A large number of the IT applications used by companies today come from different vendors and have been built with different standards and technologies. This means that access to information is time-consuming, as each department has to use its own specific access. Massive volumes of data, instead of flowing, block and slow down work performance. With service integration, data is integrated and the systems that contain it are allowed to communicate with each other so that unified solutions are found. With integration, the difference between cost and gain is efficiency. Aaron Rodriguez, an expert in business optimization, provides several reasons why service integration is an essential resource for companies.

First of all, it is important to understand that this action optimizes business processes and reduces costs. Integration helps to eliminate bottlenecks. Organizations are able to generate a central software architecture that is connected and transparently transfers data between systems and software. Data transmission and conversion are streamlined and the inefficiencies of dealing with multiple software solutions are reduced. In essence, the enterprise runs faster and more efficiently.

It also integrates rather than replaces legacy systems. “Integration between old and new systems is more cost-effective than replacing with a new system. In addition, it avoids the downtime that replacement used to require and the familiarization period for employees after replacement. Integration saves costs, allows us to take advantage of the existing infrastructure and add functionality little by little,” Rodriguez explains.

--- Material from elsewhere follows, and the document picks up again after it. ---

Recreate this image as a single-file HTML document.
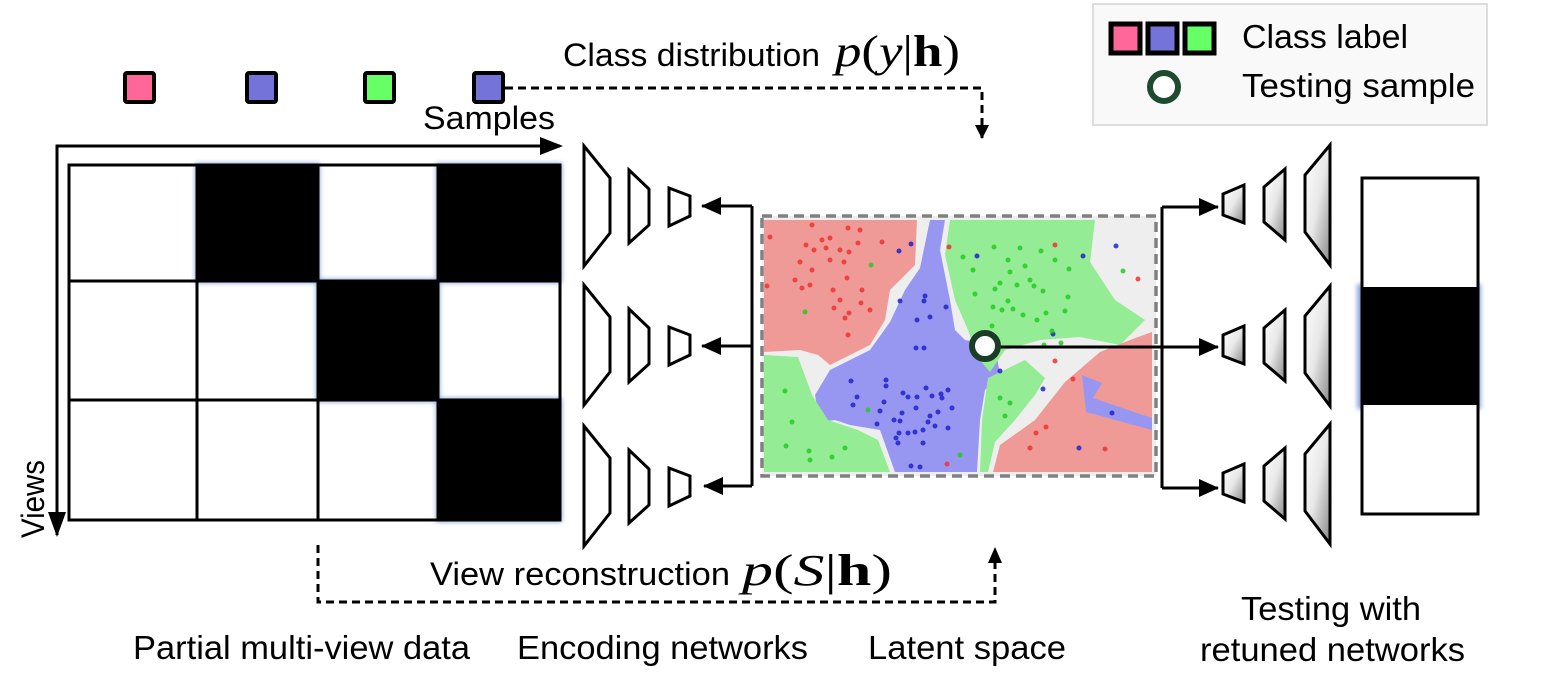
<!DOCTYPE html>
<html><head><meta charset="utf-8"><style>html,body{margin:0;padding:0;background:#fff}svg{display:block}</style></head>
<body>
<svg width="1551" height="683" viewBox="0 0 1551 683" xmlns="http://www.w3.org/2000/svg" font-family="Liberation Sans, sans-serif">
<defs>
<marker id="ahb" markerWidth="20" markerHeight="18" refX="19" refY="9" orient="auto" markerUnits="userSpaceOnUse" viewBox="0 0 20 18"><path d="M0,0 L20,9 L0,18 z" fill="#000"/></marker>
<marker id="ahs" markerWidth="14" markerHeight="14" refX="13" refY="7" orient="auto" markerUnits="userSpaceOnUse" viewBox="0 0 14 14"><path d="M0,0 L14,7 L0,14 z" fill="#000"/></marker>
<linearGradient id="gr" x1="0" x2="1" y1="0" y2="1"><stop offset="0" stop-color="#fff"/><stop offset="0.5" stop-color="#e8e8e8"/><stop offset="1" stop-color="#888"/></linearGradient>
<filter id="gl" x="-10%" y="-10%" width="120%" height="120%"><feGaussianBlur stdDeviation="2.5"/></filter>
</defs>

<g stroke="#000" stroke-width="4">
<rect x="125" y="73" width="29" height="29" rx="2" fill="#ff6699"/>
<rect x="247" y="73" width="29" height="29" rx="2" fill="#7373d9"/>
<rect x="365" y="73" width="29" height="29" rx="2" fill="#66ff66"/>
<rect x="474" y="73" width="29" height="29" rx="2" fill="#7373d9"/>
</g>
<path d="M505,88 H982 V138" fill="none" stroke="#000" stroke-width="3" stroke-dasharray="8,5" marker-end="url(#ahs)"/>
<text x="563" y="66" font-size="32" textLength="257" lengthAdjust="spacingAndGlyphs">Class distribution</text>
<text x="835" y="66" font-size="44" font-family="Liberation Serif, serif" textLength="125" lengthAdjust="spacingAndGlyphs"><tspan font-style="italic">p</tspan>(<tspan font-style="italic">y</tspan>|<tspan font-weight="bold">h</tspan>)</text>

<text x="423" y="129" font-size="32" textLength="132" lengthAdjust="spacingAndGlyphs">Samples</text>
<path d="M57,535 V146 H560" fill="none" stroke="#000" stroke-width="3"/>
<path d="M540,137 L563,146 L540,155 z"/>
<path d="M48,512 L57,537 L66,512 z"/>
<text transform="translate(44,538) rotate(-90)" font-size="32" textLength="78" lengthAdjust="spacingAndGlyphs">Views</text>

<g filter="url(#gl)" fill="#8aa6dd">
<rect x="195" y="163" width="125" height="120"/><rect x="436" y="163" width="126" height="120"/>
<rect x="316" y="279" width="124" height="123"/><rect x="436" y="398" width="126" height="124"/>
</g>
<g fill="#000">
<rect x="197" y="165" width="121" height="116"/><rect x="438" y="165" width="122" height="116"/>
<rect x="318" y="281" width="120" height="119"/><rect x="438" y="400" width="122" height="120"/>
</g>
<g stroke="#000" stroke-width="3" fill="none">
<rect x="69" y="165" width="491" height="355"/>
<line x1="69" y1="281" x2="560" y2="281"/><line x1="69" y1="400" x2="560" y2="400"/>
<line x1="197" y1="165" x2="197" y2="520"/><line x1="318" y1="165" x2="318" y2="520"/><line x1="438" y1="165" x2="438" y2="520"/>
</g>

<g fill="#fff" stroke="#000" stroke-width="3">
<g id="enc">
<path d="M584,146 L610,178 L610,233 L584,266 z"/>
<path d="M629,170 L649,189 L649,225 L629,243 z"/>
<path d="M669,188 L690,196 L690,216 L669,226 z"/>
</g>
<use href="#enc" y="139"/><use href="#enc" y="280"/>
</g>
<path d="M752,206 V486" stroke="#000" stroke-width="3"/>
<g stroke="#000" stroke-width="3"><path d="M752,206 H702" marker-end="url(#ahb)"/><path d="M752,346 H702" marker-end="url(#ahb)"/><path d="M752,486 H704" marker-end="url(#ahb)"/></g>

<rect x="762" y="216" width="394" height="260" fill="#eee"/>
<g>
<path fill="#f09a98" d="M764,220 L917,220 L915,265 L890,290 L885,320 L870,345 L830,365 L818,355 L800,350 L764,352 z"/>
<path fill="#9797f2" d="M930,220 L945,220 L940,250 L950,300 L955,330 L965,340 L995,345 L1000,375 L985,390 L980,420 L977,472 L895,472 L880,430 L850,425 L835,420 L820,422 L815,395 L830,370 L870,350 L890,322 L905,290 L920,268 z"/>
<path fill="#94ec94" d="M950,220 L1095,220 L1090,262 L1115,300 L1145,320 L1120,345 L1080,337 L1040,340 L1005,350 L990,372 L978,358 L968,330 L955,300 L945,255 z"/>
<path fill="#94ec94" d="M988,378 L1025,360 L1045,378 L1035,395 L1015,420 L995,442 L988,472 L980,472 L982,420 z"/>
<path fill="#f09a98" d="M993,472 L1000,445 L1035,420 L1065,382 L1100,352 L1130,340 L1152,332 L1152,472 z"/>
<path fill="#9797f2" d="M1082,375 L1102,383 L1093,398 L1152,418 L1152,430 L1086,412 z"/>
<path fill="#94ec94" d="M764,355 L798,357 L812,395 L828,420 L858,430 L878,440 L890,472 L764,472 z"/>
</g>
<g fill="#e33" opacity="0.85">
<circle cx="770" cy="237" r="2.5"/><circle cx="812" cy="225" r="2.5"/><circle cx="806" cy="245" r="2.5"/><circle cx="814" cy="250" r="2.5"/><circle cx="822" cy="240" r="2.5"/><circle cx="826" cy="248" r="2.5"/><circle cx="830" cy="238" r="2.5"/><circle cx="840" cy="250" r="2.5"/><circle cx="800" cy="262" r="2.5"/><circle cx="812" cy="270" r="2.5"/><circle cx="830" cy="260" r="2.5"/><circle cx="844" cy="262" r="2.5"/><circle cx="795" cy="280" r="2.5"/><circle cx="802" cy="288" r="2.5"/><circle cx="810" cy="285" r="2.5"/><circle cx="833" cy="290" r="2.5"/><circle cx="840" cy="300" r="2.5"/><circle cx="862" cy="290" r="2.5"/><circle cx="860" cy="230" r="2.5"/><circle cx="858" cy="243" r="2.5"/><circle cx="882" cy="242" r="2.5"/><circle cx="834" cy="308" r="2.5"/><circle cx="845" cy="318" r="2.5"/><circle cx="861" cy="303" r="2.5"/><circle cx="870" cy="310" r="2.5"/><circle cx="848" cy="228" r="2.5"/><circle cx="767" cy="286" r="2.5"/><circle cx="847" cy="278" r="2.5"/><circle cx="848" cy="335" r="2.5"/><circle cx="849" cy="313" r="2.5"/><circle cx="849" cy="252" r="2.5"/><circle cx="1046" cy="427" r="2.5"/><circle cx="1036" cy="433" r="2.5"/><circle cx="1030" cy="448" r="2.5"/><circle cx="1105" cy="449" r="2.5"/><circle cx="1073" cy="379" r="2.5"/><circle cx="1055" cy="245" r="2.5"/><circle cx="1138" cy="279" r="2.5"/><circle cx="947" cy="464" r="2.5"/><circle cx="949" cy="247" r="2.5"/><circle cx="1055" cy="361" r="2.5"/></g>
<g fill="#22c" opacity="0.85">
<circle cx="900" cy="301" r="2.5"/><circle cx="925" cy="296" r="2.5"/><circle cx="924" cy="301" r="2.5"/><circle cx="946" cy="307" r="2.5"/><circle cx="930" cy="317" r="2.5"/><circle cx="917" cy="320" r="2.5"/><circle cx="916" cy="348" r="2.5"/><circle cx="924" cy="348" r="2.5"/><circle cx="851" cy="381" r="2.5"/><circle cx="886" cy="380" r="2.5"/><circle cx="886" cy="386" r="2.5"/><circle cx="857" cy="397" r="2.5"/><circle cx="884" cy="402" r="2.5"/><circle cx="853" cy="405" r="2.5"/><circle cx="880" cy="411" r="2.5"/><circle cx="903" cy="393" r="2.5"/><circle cx="908" cy="397" r="2.5"/><circle cx="917" cy="397" r="2.5"/><circle cx="926" cy="388" r="2.5"/><circle cx="932" cy="396" r="2.5"/><circle cx="941" cy="394" r="2.5"/><circle cx="948" cy="390" r="2.5"/><circle cx="942" cy="398" r="2.5"/><circle cx="952" cy="408" r="2.5"/><circle cx="916" cy="408" r="2.5"/><circle cx="902" cy="413" r="2.5"/><circle cx="930" cy="416" r="2.5"/><circle cx="938" cy="412" r="2.5"/><circle cx="894" cy="420" r="2.5"/><circle cx="900" cy="421" r="2.5"/><circle cx="877" cy="424" r="2.5"/><circle cx="928" cy="422" r="2.5"/><circle cx="935" cy="426" r="2.5"/><circle cx="948" cy="428" r="2.5"/><circle cx="899" cy="433" r="2.5"/><circle cx="915" cy="432" r="2.5"/><circle cx="923" cy="430" r="2.5"/><circle cx="898" cy="443" r="2.5"/><circle cx="908" cy="433" r="2.5"/><circle cx="896" cy="438" r="2.5"/><circle cx="923" cy="443" r="2.5"/><circle cx="911" cy="466" r="2.5"/><circle cx="920" cy="467" r="2.5"/><circle cx="899" cy="251" r="2.5"/><circle cx="911" cy="244" r="2.5"/><circle cx="977" cy="256" r="2.5"/><circle cx="1116" cy="246" r="2.5"/><circle cx="1083" cy="256" r="2.5"/><circle cx="1000" cy="371" r="2.5"/><circle cx="1043" cy="389" r="2.5"/><circle cx="1112" cy="413" r="2.5"/><circle cx="1079" cy="448" r="2.5"/><circle cx="1053" cy="334" r="2.5"/></g>
<g fill="#2c2" opacity="0.85">
<circle cx="963" cy="257" r="2.5"/><circle cx="973" cy="270" r="2.5"/><circle cx="994" cy="247" r="2.5"/><circle cx="1008" cy="260" r="2.5"/><circle cx="1020" cy="248" r="2.5"/><circle cx="1041" cy="251" r="2.5"/><circle cx="1055" cy="260" r="2.5"/><circle cx="1010" cy="272" r="2.5"/><circle cx="1025" cy="266" r="2.5"/><circle cx="1030" cy="280" r="2.5"/><circle cx="1017" cy="285" r="2.5"/><circle cx="995" cy="289" r="2.5"/><circle cx="1000" cy="283" r="2.5"/><circle cx="1008" cy="301" r="2.5"/><circle cx="993" cy="307" r="2.5"/><circle cx="1013" cy="309" r="2.5"/><circle cx="1002" cy="310" r="2.5"/><circle cx="1023" cy="315" r="2.5"/><circle cx="1034" cy="286" r="2.5"/><circle cx="1043" cy="291" r="2.5"/><circle cx="1046" cy="313" r="2.5"/><circle cx="1037" cy="320" r="2.5"/><circle cx="1052" cy="331" r="2.5"/><circle cx="1044" cy="345" r="2.5"/><circle cx="1061" cy="343" r="2.5"/><circle cx="1068" cy="297" r="2.5"/><circle cx="975" cy="294" r="2.5"/><circle cx="1065" cy="311" r="2.5"/><circle cx="992" cy="326" r="2.5"/><circle cx="1000" cy="398" r="2.5"/><circle cx="1010" cy="403" r="2.5"/><circle cx="1005" cy="416" r="2.5"/><circle cx="785" cy="391" r="2.5"/><circle cx="792" cy="422" r="2.5"/><circle cx="786" cy="446" r="2.5"/><circle cx="809" cy="451" r="2.5"/><circle cx="810" cy="460" r="2.5"/><circle cx="832" cy="457" r="2.5"/><circle cx="845" cy="448" r="2.5"/><circle cx="805" cy="312" r="2.5"/><circle cx="871" cy="265" r="2.5"/><circle cx="868" cy="410" r="2.5"/><circle cx="960" cy="455" r="2.5"/><circle cx="1123" cy="271" r="2.5"/><circle cx="1069" cy="269" r="2.5"/></g>
<rect x="762" y="216" width="394" height="260" fill="none" stroke="#808080" stroke-width="3.5" stroke-dasharray="10,6"/>
<path d="M1162,207 V488" stroke="#000" stroke-width="3"/>
<g stroke="#000" stroke-width="3"><path d="M1162,207 H1218" marker-end="url(#ahb)"/><path d="M997,347 H1218" marker-end="url(#ahb)"/><path d="M1162,488 H1218" marker-end="url(#ahb)"/></g>
<circle cx="985" cy="346" r="13" fill="#fff" stroke="#1a3d26" stroke-width="6"/>

<g fill="url(#gr)" stroke="#000" stroke-width="3">
<g id="dec">
<path d="M1223,194 L1244,185 L1244,223 L1223,215 z"/>
<path d="M1264,187 L1285,169 L1285,240 L1264,222 z"/>
<path d="M1305,175 L1330,145 L1330,265 L1305,232 z"/>
</g>
<use href="#dec" y="141"/><use href="#dec" y="279"/>
</g>

<rect x="1357" y="284" width="124" height="125" fill="#8aa6dd" filter="url(#gl)"/>
<rect x="1362" y="178" width="116" height="336" fill="#fff" stroke="#000" stroke-width="3"/>
<rect x="1361" y="287" width="118" height="118" fill="#000"/>

<rect x="1093" y="4" width="394" height="121" fill="#f9f9f9" stroke="#ddd" stroke-width="2"/>
<g stroke="#000" stroke-width="5">
<rect x="1111" y="24" width="29" height="29" fill="#ff6699"/>
<rect x="1148" y="24" width="29" height="29" fill="#7373d9"/>
<rect x="1185" y="24" width="29" height="29" fill="#66ff66"/>
</g>
<circle cx="1164" cy="87" r="14" fill="#fff" stroke="#1e4a30" stroke-width="6"/>
<text x="1242" y="48" font-size="33" textLength="166" lengthAdjust="spacingAndGlyphs">Class label</text>
<text x="1242" y="97" font-size="33" textLength="233" lengthAdjust="spacingAndGlyphs">Testing sample</text>

<path d="M318,545 V602 H995 V552" fill="none" stroke="#000" stroke-width="3" stroke-dasharray="8,5"/>
<path d="M988,563 L995,547 L1002,563 z"/>
<text x="430" y="585" font-size="32" textLength="300" lengthAdjust="spacingAndGlyphs">View reconstruction</text>
<text x="742" y="585" font-size="44" font-family="Liberation Serif, serif" textLength="150" lengthAdjust="spacingAndGlyphs"><tspan font-style="italic">p</tspan>(<tspan font-style="italic">S</tspan>|<tspan font-weight="bold">h</tspan>)</text>
<text x="133" y="659" font-size="33" textLength="337" lengthAdjust="spacingAndGlyphs">Partial multi-view data</text>
<text x="517" y="659" font-size="33" textLength="291" lengthAdjust="spacingAndGlyphs">Encoding networks</text>
<text x="868" y="659" font-size="33" textLength="198" lengthAdjust="spacingAndGlyphs">Latent space</text>
<text x="1241" y="620" font-size="33" textLength="180" lengthAdjust="spacingAndGlyphs">Testing with</text>
<text x="1200" y="661" font-size="33" textLength="265" lengthAdjust="spacingAndGlyphs">retuned networks</text>
</svg>
</body></html>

It enables the generation of competitive advantages. Another reason for systems integration is that it enables the creation of new products and services, some of them internal. The cost of the transaction between two business units is thus drastically reduced. In addition, integration, therefore, provides a competitive advantage over other companies when carrying out operations that have to be repeated many times or are complex. For example, with an integrated inventory management system, an automated ordering service can be implemented.

Take advantage of the cloud. “Companies can now handle large volumes of information and have permanent access to them without being limited by the complexity of access they would have if they were hosted internally,” Rodriguez points out. “With integration, existing systems and processes are connected to cloud services. This limits the need for companies to hire and develop software.”

It connects the enterprise and moves it forward. One of the reasons for integration is that it generates the complementary effect of making an organization a connected enterprise, where many parties (partners, employees, customers, etc.) can make their contributions. Any change, new software or employee is included in a more agile way than in other situations.

And finally, it favors a ‘joint’ vision of the entire company. With integration, decisions within the company can be made with a much richer, panoramic view, as it establishes the technical basis for a level of analysis based on informed decisions to be put in place. Each set of data going from one system to another is more visible to all departments, resulting in better measurements and, in short, better revenue and reduced costs.